All the information regarding the gunning down of the flight was released almost a decade later with the change of government. The International Civil Aviation Organization later points out the loss of lives of 269 people to the lack of ‘alertness and attentiveness on the part of the flight crew’.

 

The Mt. Osutaka Crash

 

A Boeing 747 of the Japan Air Lines flight 123 crashed near Mt. Fuji after takeoff from Tokyo, killing all but 4 of the 524 people on board. Faulty repairs and mechanical failures were later put out as the cause of what remains to be the single most deadly aviation disaster.

The maintainance supervisor of JAL later committed suicide, while the president of the airline resigned and offered a formal apology to the victims’ families.
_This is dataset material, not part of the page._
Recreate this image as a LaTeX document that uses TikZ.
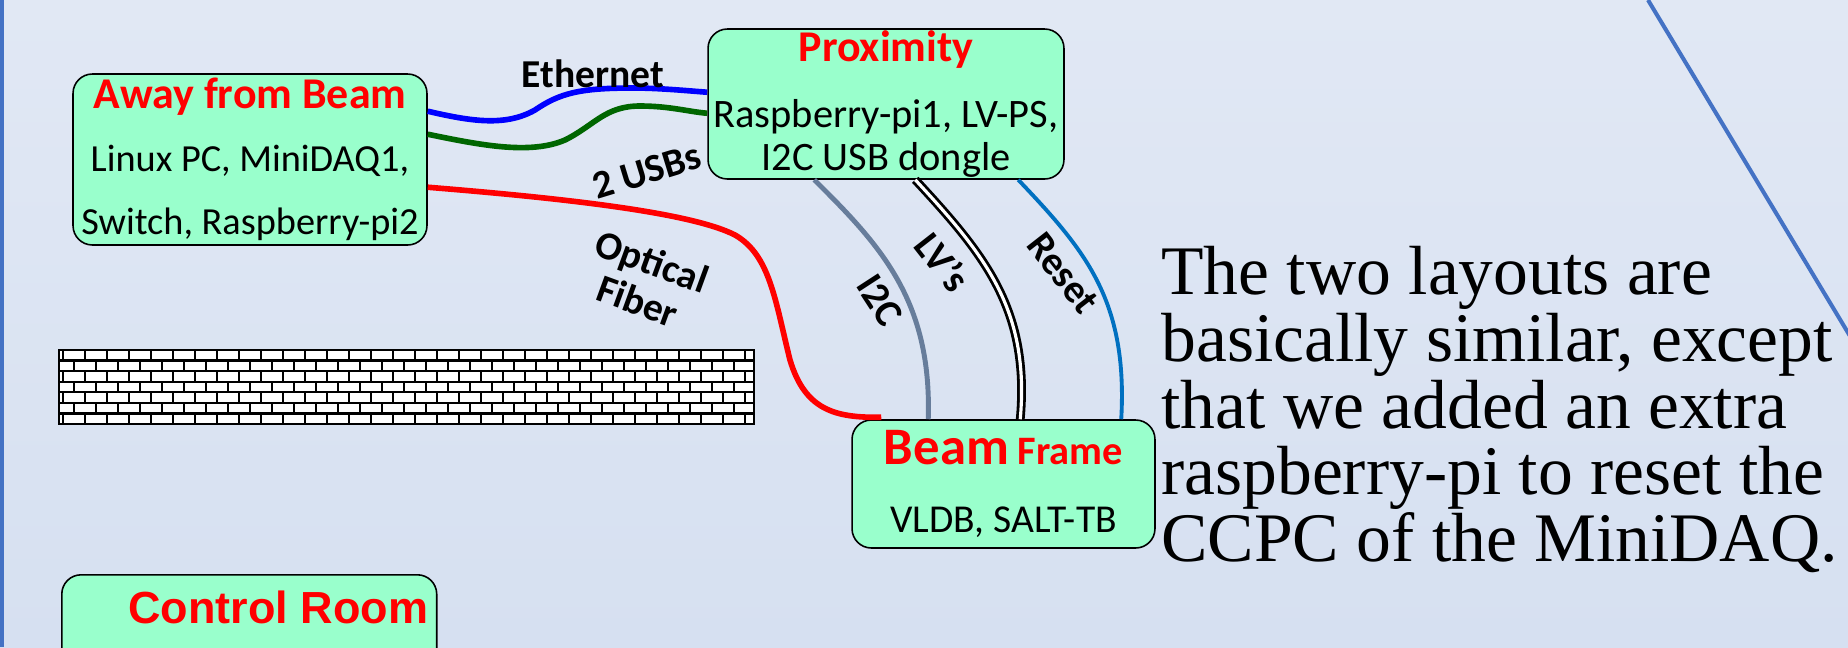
\documentclass[tikz,border=0pt]{standalone}
\usepackage{fontspec}
\setmainfont{Carlito}
\newfontfamily\arialfont{Liberation Sans}
\newfontfamily\timesfont{Liberation Serif}
\usetikzlibrary{calc}

\definecolor{bgtop}{RGB}{225,232,244}
\definecolor{bgbot}{RGB}{214,224,241}
\definecolor{boxgreen}{RGB}{153,255,204}
\definecolor{frameblue}{RGB}{68,114,196}
\definecolor{ethblue}{RGB}{0,0,255}
\definecolor{usbgreen}{RGB}{0,102,0}
\definecolor{i2cgrey}{RGB}{103,125,155}
\definecolor{resetblue}{RGB}{0,112,192}

\newcommand\roomname[1]{{\color{red}\bfseries\fontsize{25}{25}\selectfont #1}}

\tikzset{
    room/.style={draw=black, line width=0.9pt, fill=boxgreen,
        rounded corners=11pt, inner sep=0pt, align=center},
    cable/.style={line width=3.2pt},
    ethernet/.style={cable, draw=ethblue},
    usb/.style={cable, draw=usbgreen},
    fiber/.style={cable, draw=red},
    i2cline/.style={line width=2.8pt, draw=i2cgrey},
    lvline/.style={draw=black, double=white, line width=1.6pt, double distance=1.8pt},
    resetline/.style={line width=2.2pt, draw=resetblue},
    cablelabel/.style={font=\bfseries\fontsize{22.5}{24}\selectfont, inner sep=0pt},
    mortar/.style={draw=black, line width=1.3pt}
}

\begin{document}
\begin{tikzpicture}[x=0.02cm, y=-0.02cm]
    \useasboundingbox (0,0) rectangle (1848,647);
    \clip (0,0) rectangle (1848,647);
    \shade[top color=bgtop, bottom color=bgbot] (0,0) rectangle (1848,647);

    % slide frame lines
    \draw[frameblue, line width=2.8pt] (1.5,0) -- (1.5,647);
    \draw[frameblue, line width=2.3pt] (1648,0) -- (1868,366);

    % the rooms
    \node[room, minimum width=7.08cm, minimum height=3.42cm,
        font=\fontsize{21.8}{36}\selectfont] (away) at (250,159.5)
        {\roomname{Away from Beam}\\ Linux PC, MiniDAQ1,\\ Switch, Raspberry-pi2};
    \node[room, minimum width=7.12cm, minimum height=3.0cm,
        font=\fontsize{23}{24.5}\selectfont] (prox) at (886,104)
        {\roomname{Proximity}\\[13pt] Raspberry-pi1, LV-PS,\\ I2C USB dongle};
    \node[room, minimum width=6.06cm, minimum height=2.56cm,
        font=\fontsize{22.5}{38.5}\selectfont] (beam) at (1003.5,484)
        {{\color{red}\bfseries{\fontsize{30}{30}\selectfont Beam} {\fontsize{23}{23}\selectfont Frame}}\\ VLDB, SALT-TB};
    \node[room, minimum width=7.5cm, minimum height=3cm, anchor=north west] (ctrl) at (61,574) {};
    \node[anchor=east, inner sep=0pt, text=red, font=\arialfont\bfseries\fontsize{25.6}{26}\selectfont]
        (ctrltitle) at ($(ctrl.north east)+(-9,33)$) {Control Room};

    % brick wall
    \fill[white] (59,350) rectangle (754,424);
    \begin{scope}
        \clip (59,350) rectangle (754,424);
        \foreach \r in {0,...,6} {
            \pgfmathsetmacro\off{mod(\r,2)==0 ? 4 : 15}
            \draw[mortar] (59,{350+10.57*\r}) -- (754,{350+10.57*\r});
            \foreach \k in {0,...,31}
                \draw[mortar] ({59+\off+22*\k},{350+10.57*\r}) -- ++(0,10.57);
        }
    \end{scope}
    \draw[mortar] (59,350) rectangle (754,424);

    % cables
    \draw[ethernet] ($(away.north east)+(0,38)$) .. controls (470,121) and (505,127) .. (535,110)
        .. controls (560,93) and (580,88) .. (633,88)
        .. controls (660,88) and (690,91) .. ($(prox.north west)+(0,64)$);
    \draw[usb] ($(away.north east)+(0,61)$) .. controls (480,145) and (530,155) .. (565,140)
        .. controls (595,125) and (605,106) .. (640,106)
        .. controls (670,106) and (690,112) .. ($(prox.north west)+(0,85)$);
    \draw[fiber] ($(away.north east)+(0,114)$) .. controls (560,198) and (690,212) .. (735,235)
        .. controls (770,255) and (775,300) .. (790,360)
        .. controls (805,410) and (835,418) .. ($(beam.north west)+(30,-2)$);
    \draw[i2cline] ($(prox.south west)+(107,0)$) .. controls (880,245) and (932,300) .. ($(beam.north west)+(77,0)$);
    \draw[lvline] ($(prox.south west)+(208,0)$) .. controls (985,255) and (1030,310) .. ($(beam.north west)+(169,0)$);
    \draw[resetline] ($(prox.south west)+(311,0)$) .. controls (1085,250) and (1128,300) .. ($(beam.north west)+(270,0)$);

    \node[cablelabel] (ethlabel) at (593,74) {Ethernet};
    \node[cablelabel, rotate=17] (usblabel) at (647,171) {2 USBs};
    \node[cablelabel, rotate=-20, align=center] (fiberlabel) at (645,281) {Optical\\Fiber};
    \node[cablelabel, rotate=-57] (i2clabel) at (880,300) {I2C};
    \node[cablelabel, rotate=-52] (lvlabel) at (943,262) {LV’s};
    \node[cablelabel, rotate=-52] (resetlabel) at (1063,273) {Reset};

    \node[anchor=north west, inner sep=0pt, align=left,
        font=\timesfont\fontsize{39.6}{38}\selectfont] (note) at (1161,246)
        {The two layouts are\\ basically similar, except\\ that we added an extra\\
         raspberry-pi to reset the\\ CCPC of the MiniDAQ.};
\end{tikzpicture}
\end{document}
In total 520 people were killed as the result of the crash which remains one of the deadliest ever aviation accidents.

 

 

 

The Belle Harbor crash

265 people were killed in this air crash including 5 fatalities on the ground when an American Airline Flight 587 crashed into Belle Harbor New York in November 2001. With the pictures of September 11 fresh in people’s minds, a lot of people suspected terrorism as the cause of this crash, but terrorism was officially ruled out by the NTSB.

This crash was the second deadliest in the history of US aviation, resulting in the deaths of all 260 people aboard the flight as well as 5 people on ground.

 

 

The almost eighty-year history of commercial aviation has had its share of disasters resulting in the deaths of many, but the numbers by a wide margin are on our side. Among other things, flight safety procedures have been vastly improved but accidents are a fact of nature. All things considered, we should be comfortable with taking to skies, which we are, a fact which translates into billions of people flying worldwide every year.